→ TO DO: Exclude the pictures, then repeat the remaining data exactly.

* Start *

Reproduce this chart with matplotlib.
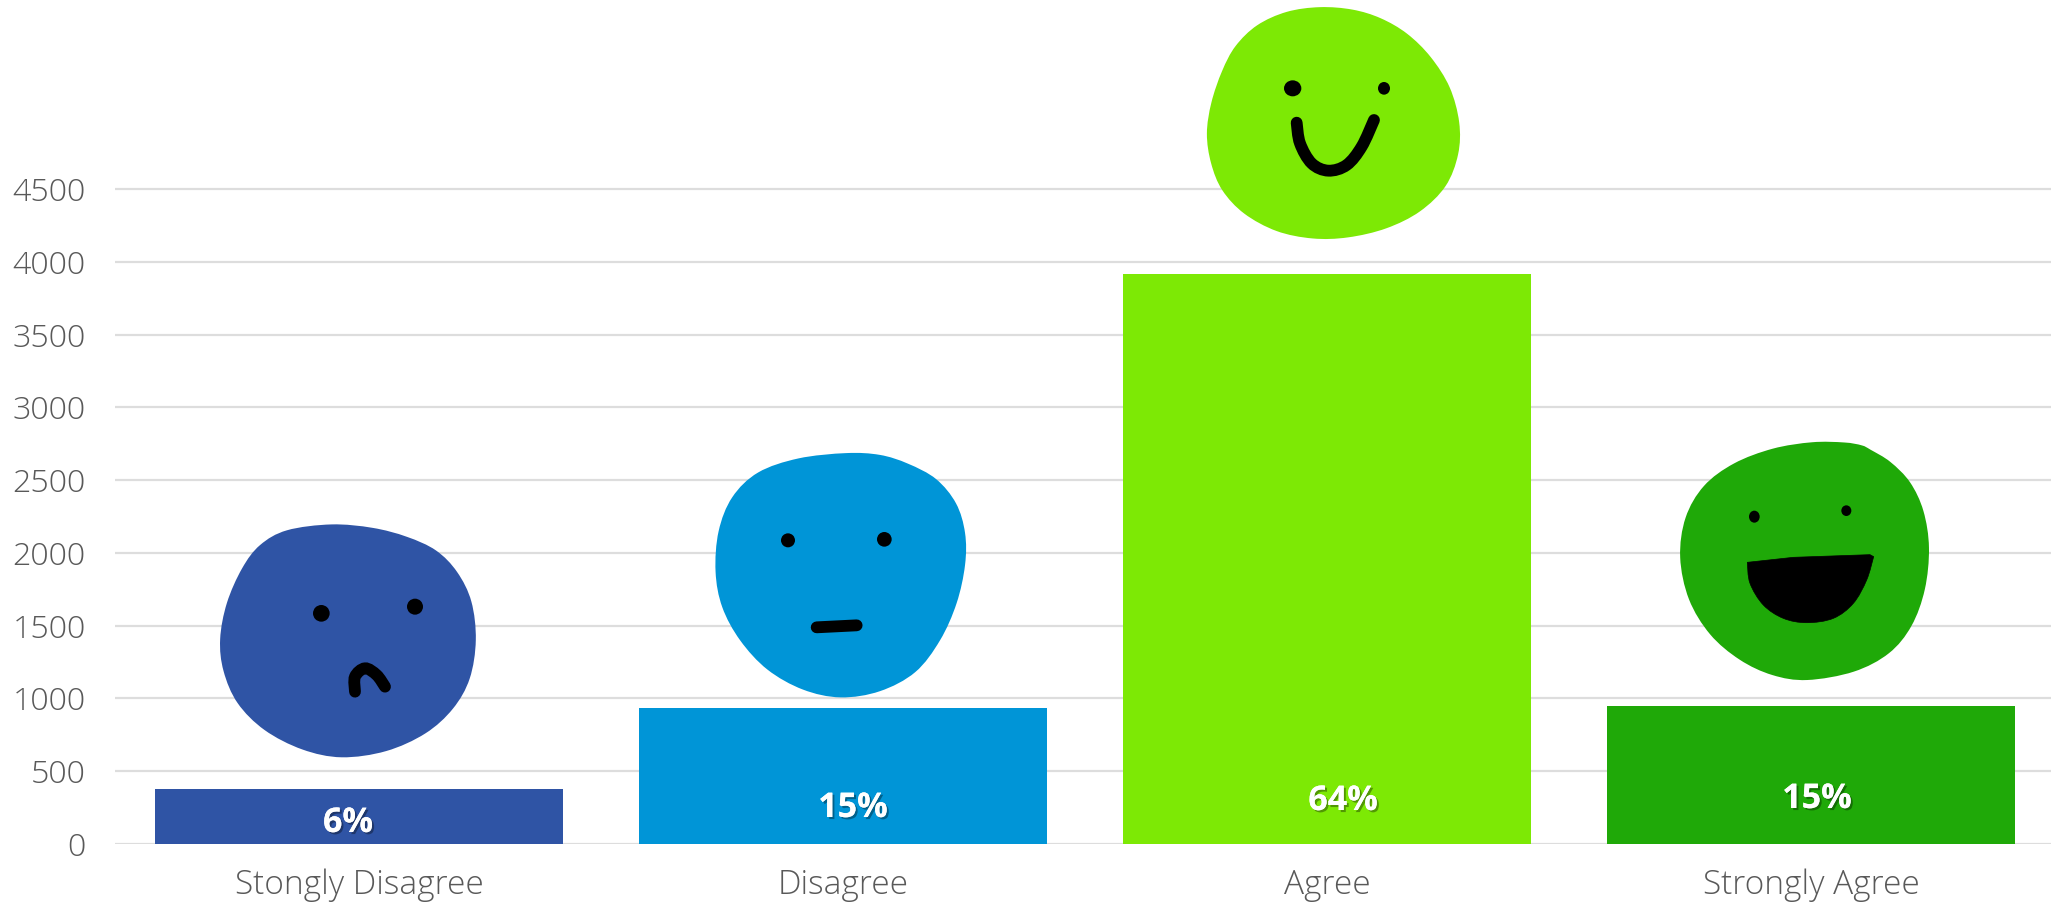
#Bar chart of survey answers with a hand drawn face above each bar
import matplotlib
matplotlib.use('Agg')
import matplotlib.pyplot as plt
import matplotlib.patheffects as pe
import numpy as np
from matplotlib.patches import Ellipse, PathPatch
from matplotlib.path import Path
from matplotlib.transforms import Affine2D

W, H = 2051, 902

categories = ['Stongly Disagree', 'Disagree', 'Agree', 'Strongly Agree']
counts = [375, 937, 3920, 945]
share_labels = ['6%', '15%', '64%', '15%']
bar_colors = ['#2F54A5', '#0095D7', '#7DE905', '#1FA908']
y_ticks = [0, 500, 1000, 1500, 2000, 2500, 3000, 3500, 4000, 4500]

#Pixel positions of the share labels
share_pos = [(348, 823), (853, 808), (1343, 801), (1817, 799)]

#Face sketches in pixels, each given as origin + points at 3x
sad_origin = (200, 500)
sad_outline = [(400,72),(520,85),(620,112),(710,150),(770,215),(815,300),(828,420),(810,540),(760,625),(680,700),(560,755),(420,775),(310,750),(190,690),(110,610),(70,510),(60,420),(80,310),(130,200),(180,135),(250,90)]
sad_eyes = [(364,340,25,25),(645,320,24,24)]
sad_mouth = [(465,575),(465,530),(495,505),(530,525),(555,560)]

flat_origin = (700, 440)
flat_outline = [(450,40),(540,45),(620,72),(710,115),(770,190),(795,280),(795,370),(770,490),(720,600),(650,700),(540,755),(420,775),(310,750),(200,690),(120,600),(65,500),(47,400),(55,270),(95,170),(170,95),(290,55)]
flat_eyes = [(264,301,21,21),(553,298,22,22)]
flat_mouth = [(350,562),(410,559),(470,556)]

smile_origin = (1180, 0)
smile_outline = [(420,22),(520,30),(600,55),(680,100),(750,170),(810,260),(838,370),(835,460),(800,560),(720,635),(620,685),(500,712),(400,715),(290,695),(190,640),(125,570),(95,490),(80,400),(95,310),(130,210),(165,140),(230,75),(320,35)]
smile_eyes = [(338,265,26,24),(612,265,18,19)]
smile_mouth = [(350,368),(360,430),(395,490),(445,512),(500,495),(545,440),(582,360)]

grin_origin = (1660, 430)
grin_outline = [(460,37),(560,40),(610,50),(620,58),(690,95),(750,155),(790,240),(808,350),(795,480),(755,590),(690,670),(590,725),(430,753),(340,735),(240,690),(150,615),(85,510),(58,380),(75,260),(130,165),(220,100),(340,55)]
grin_eyes = [(283,260,16,18),(559,242,15,16)]
grin_mouth_top = [(262,397),(400,382),(630,374)]
grin_mouth_curve = [(641,380),(620,450),(580,520),(520,565),(440,578),(370,565),(310,525),(270,460),(262,397)]


def to_px(points, origin):
    return np.array(points, dtype=float) / 3 + origin


def smooth_closed(pts):
    #Take the wobble out of a traced outline, growing it back a little after
    out = (np.roll(pts, 1, axis=0) + 4*pts + np.roll(pts, -1, axis=0)) / 6
    mid = out.mean(axis=0)
    return mid + (out - mid) * 1.012


def spline_path(pts, closed):
    #Catmull-Rom through the points, written as cubic bezier segments
    n = len(pts)
    verts = [pts[0]]
    codes = [Path.MOVETO]
    for i in range(n if closed else n - 1):
        if closed:
            p0, p1, p2, p3 = pts[(i-1) % n], pts[i], pts[(i+1) % n], pts[(i+2) % n]
        else:
            p0, p1, p2, p3 = pts[max(i-1, 0)], pts[i], pts[i+1], pts[min(i+2, n-1)]
        verts += [p1 + (p2 - p0) / 6, p2 - (p3 - p1) / 6, p2]
        codes += [Path.CURVE4] * 3
    return Path(verts, codes)


fig = plt.figure(figsize=(W/100, H/100), dpi=100)
ax = fig.add_axes([115/W, 1 - 844/H, 1 - 115/W, 844/H])

ax.bar(range(4), counts, width=0.843, color=bar_colors, zorder=2)

ax.set_xlim(-0.505, 3.495)
ax.set_ylim(0, 5800)
ax.set_yticks(y_ticks)
ax.set_xticks(range(4))
ax.set_xticklabels(categories, fontsize=24, family='Open Sans', weight='light', color='#595959')
ax.set_yticklabels([str(v) for v in y_ticks], fontsize=23.2, family='Open Sans', weight='light', color='#595959')
ax.tick_params(axis='both', length=0)
ax.tick_params(axis='y', pad=21)
ax.tick_params(axis='x', pad=18)
ax.grid(axis='y', color='#DDDDDD', linewidth=1.6, zorder=0)
ax.set_axisbelow(True)
for s in ax.spines.values():
    s.set_visible(False)

#Everything below is placed in image pixels, y going down
px = Affine2D().scale(1/W, -1/H).translate(0, 1) + fig.transFigure

faces = [
    (sad_origin, sad_outline, sad_eyes, sad_mouth, bar_colors[0]),
    (flat_origin, flat_outline, flat_eyes, flat_mouth, bar_colors[1]),
    (smile_origin, smile_outline, smile_eyes, smile_mouth, bar_colors[2]),
    (grin_origin, grin_outline, grin_eyes, None, bar_colors[3]),
]
for origin, outline, eyes, mouth, color in faces:
    ax.add_patch(PathPatch(spline_path(smooth_closed(to_px(outline, origin)), True), facecolor=color,
                           edgecolor='none', transform=px, zorder=3, clip_on=False))
    for ex, ey, rx, ry in eyes:
        cx, cy = to_px([(ex, ey)], origin)[0]
        ax.add_patch(Ellipse((cx, cy), 2*rx/3, 2*ry/3, facecolor='black', edgecolor='none',
                             transform=px, zorder=4, clip_on=False))
    if mouth is not None:
        ax.add_patch(PathPatch(spline_path(to_px(mouth, origin), False), facecolor='none',
                               edgecolor='black', linewidth=8.5, capstyle='round',
                               transform=px, zorder=4, clip_on=False))

#The open mouth is a straight top edge closed by a curve
curve = spline_path(to_px(grin_mouth_curve, grin_origin), False)
top = to_px(grin_mouth_top, grin_origin)
grin_verts = np.vstack([curve.vertices, top[1:], curve.vertices[:1]])
grin_codes = list(curve.codes) + [Path.LINETO] * 3
ax.add_patch(PathPatch(Path(grin_verts, grin_codes), facecolor='black', edgecolor='black', linewidth=0.5,
                       joinstyle='round', transform=px, zorder=4, clip_on=False))

shadow = [pe.withSimplePatchShadow(offset=(1.5, -1.5), shadow_rgbFace='black', alpha=0.35), pe.Normal()]
for (x, y), label in zip(share_pos, share_labels):
    ax.text(x, y, label, transform=px, ha='center', va='center', color='white',
            fontsize=24.5, family='Open Sans', weight='bold', zorder=5, path_effects=shadow)

fig.savefig('out.png', dpi=100)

* End *

→ THE REPLY:
Reproduce this chart with matplotlib.
#Bar chart of survey answers with a hand drawn face above each bar
import matplotlib
matplotlib.use('Agg')
import matplotlib.pyplot as plt
import matplotlib.patheffects as pe
import numpy as np
from matplotlib.patches import Ellipse, PathPatch
from matplotlib.path import Path
from matplotlib.transforms import Affine2D

W, H = 2051, 902

categories = ['Stongly Disagree', 'Disagree', 'Agree', 'Strongly Agree']
counts = [375, 937, 3920, 945]
share_labels = ['6%', '15%', '64%', '15%']
bar_colors = ['#2F54A5', '#0095D7', '#7DE905', '#1FA908']
y_ticks = [0, 500, 1000, 1500, 2000, 2500, 3000, 3500, 4000, 4500]

#Pixel positions of the share labels
share_pos = [(348, 823), (853, 808), (1343, 801), (1817, 799)]

#Face sketches in pixels, each given as origin + points at 3x
sad_origin = (200, 500)
sad_outline = [(400,72),(520,85),(620,112),(710,150),(770,215),(815,300),(828,420),(810,540),(760,625),(680,700),(560,755),(420,775),(310,750),(190,690),(110,610),(70,510),(60,420),(80,310),(130,200),(180,135),(250,90)]
sad_eyes = [(364,340,25,25),(645,320,24,24)]
sad_mouth = [(465,575),(465,530),(495,505),(530,525),(555,560)]

flat_origin = (700, 440)
flat_outline = [(450,40),(540,45),(620,72),(710,115),(770,190),(795,280),(795,370),(770,490),(720,600),(650,700),(540,755),(420,775),(310,750),(200,690),(120,600),(65,500),(47,400),(55,270),(95,170),(170,95),(290,55)]
flat_eyes = [(264,301,21,21),(553,298,22,22)]
flat_mouth = [(350,562),(410,559),(470,556)]

smile_origin = (1180, 0)
smile_outline = [(420,22),(520,30),(600,55),(680,100),(750,170),(810,260),(838,370),(835,460),(800,560),(720,635),(620,685),(500,712),(400,715),(290,695),(190,640),(125,570),(95,490),(80,400),(95,310),(130,210),(165,140),(230,75),(320,35)]
smile_eyes = [(338,265,26,24),(612,265,18,19)]
smile_mouth = [(350,368),(360,430),(395,490),(445,512),(500,495),(545,440),(582,360)]

grin_origin = (1660, 430)
grin_outline = [(460,37),(560,40),(610,50),(620,58),(690,95),(750,155),(790,240),(808,350),(795,480),(755,590),(690,670),(590,725),(430,753),(340,735),(240,690),(150,615),(85,510),(58,380),(75,260),(130,165),(220,100),(340,55)]
grin_eyes = [(283,260,16,18),(559,242,15,16)]
grin_mouth_top = [(262,397),(400,382),(630,374)]
grin_mouth_curve = [(641,380),(620,450),(580,520),(520,565),(440,578),(370,565),(310,525),(270,460),(262,397)]


def to_px(points, origin):
    return np.array(points, dtype=float) / 3 + origin


def smooth_closed(pts):
    #Take the wobble out of a traced outline, growing it back a little after
    out = (np.roll(pts, 1, axis=0) + 4*pts + np.roll(pts, -1, axis=0)) / 6
    mid = out.mean(axis=0)
    return mid + (out - mid) * 1.012


def spline_path(pts, closed):
    #Catmull-Rom through the points, written as cubic bezier segments
    n = len(pts)
    verts = [pts[0]]
    codes = [Path.MOVETO]
    for i in range(n if closed else n - 1):
        if closed:
            p0, p1, p2, p3 = pts[(i-1) % n], pts[i], pts[(i+1) % n], pts[(i+2) % n]
        else:
            p0, p1, p2, p3 = pts[max(i-1, 0)], pts[i], pts[i+1], pts[min(i+2, n-1)]
        verts += [p1 + (p2 - p0) / 6, p2 - (p3 - p1) / 6, p2]
        codes += [Path.CURVE4] * 3
    return Path(verts, codes)


fig = plt.figure(figsize=(W/100, H/100), dpi=100)
ax = fig.add_axes([115/W, 1 - 844/H, 1 - 115/W, 844/H])

ax.bar(range(4), counts, width=0.843, color=bar_colors, zorder=2)

ax.set_xlim(-0.505, 3.495)
ax.set_ylim(0, 5800)
ax.set_yticks(y_ticks)
ax.set_xticks(range(4))
ax.set_xticklabels(categories, fontsize=24, family='Open Sans', weight='light', color='#595959')
ax.set_yticklabels([str(v) for v in y_ticks], fontsize=23.2, family='Open Sans', weight='light', color='#595959')
ax.tick_params(axis='both', length=0)
ax.tick_params(axis='y', pad=21)
ax.tick_params(axis='x', pad=18)
ax.grid(axis='y', color='#DDDDDD', linewidth=1.6, zorder=0)
ax.set_axisbelow(True)
for s in ax.spines.values():
    s.set_visible(False)

#Everything below is placed in image pixels, y going down
px = Affine2D().scale(1/W, -1/H).translate(0, 1) + fig.transFigure

faces = [
    (sad_origin, sad_outline, sad_eyes, sad_mouth, bar_colors[0]),
    (flat_origin, flat_outline, flat_eyes, flat_mouth, bar_colors[1]),
    (smile_origin, smile_outline, smile_eyes, smile_mouth, bar_colors[2]),
    (grin_origin, grin_outline, grin_eyes, None, bar_colors[3]),
]
for origin, outline, eyes, mouth, color in faces:
    ax.add_patch(PathPatch(spline_path(smooth_closed(to_px(outline, origin)), True), facecolor=color,
                           edgecolor='none', transform=px, zorder=3, clip_on=False))
    for ex, ey, rx, ry in eyes:
        cx, cy = to_px([(ex, ey)], origin)[0]
        ax.add_patch(Ellipse((cx, cy), 2*rx/3, 2*ry/3, facecolor='black', edgecolor='none',
                             transform=px, zorder=4, clip_on=False))
    if mouth is not None:
        ax.add_patch(PathPatch(spline_path(to_px(mouth, origin), False), facecolor='none',
                               edgecolor='black', linewidth=8.5, capstyle='round',
                               transform=px, zorder=4, clip_on=False))

#The open mouth is a straight top edge closed by a curve
curve = spline_path(to_px(grin_mouth_curve, grin_origin), False)
top = to_px(grin_mouth_top, grin_origin)
grin_verts = np.vstack([curve.vertices, top[1:], curve.vertices[:1]])
grin_codes = list(curve.codes) + [Path.LINETO] * 3
ax.add_patch(PathPatch(Path(grin_verts, grin_codes), facecolor='black', edgecolor='black', linewidth=0.5,
                       joinstyle='round', transform=px, zorder=4, clip_on=False))

shadow = [pe.withSimplePatchShadow(offset=(1.5, -1.5), shadow_rgbFace='black', alpha=0.35), pe.Normal()]
for (x, y), label in zip(share_pos, share_labels):
    ax.text(x, y, label, transform=px, ha='center', va='center', color='white',
            fontsize=24.5, family='Open Sans', weight='bold', zorder=5, path_effects=shadow)

fig.savefig('out.png', dpi=100)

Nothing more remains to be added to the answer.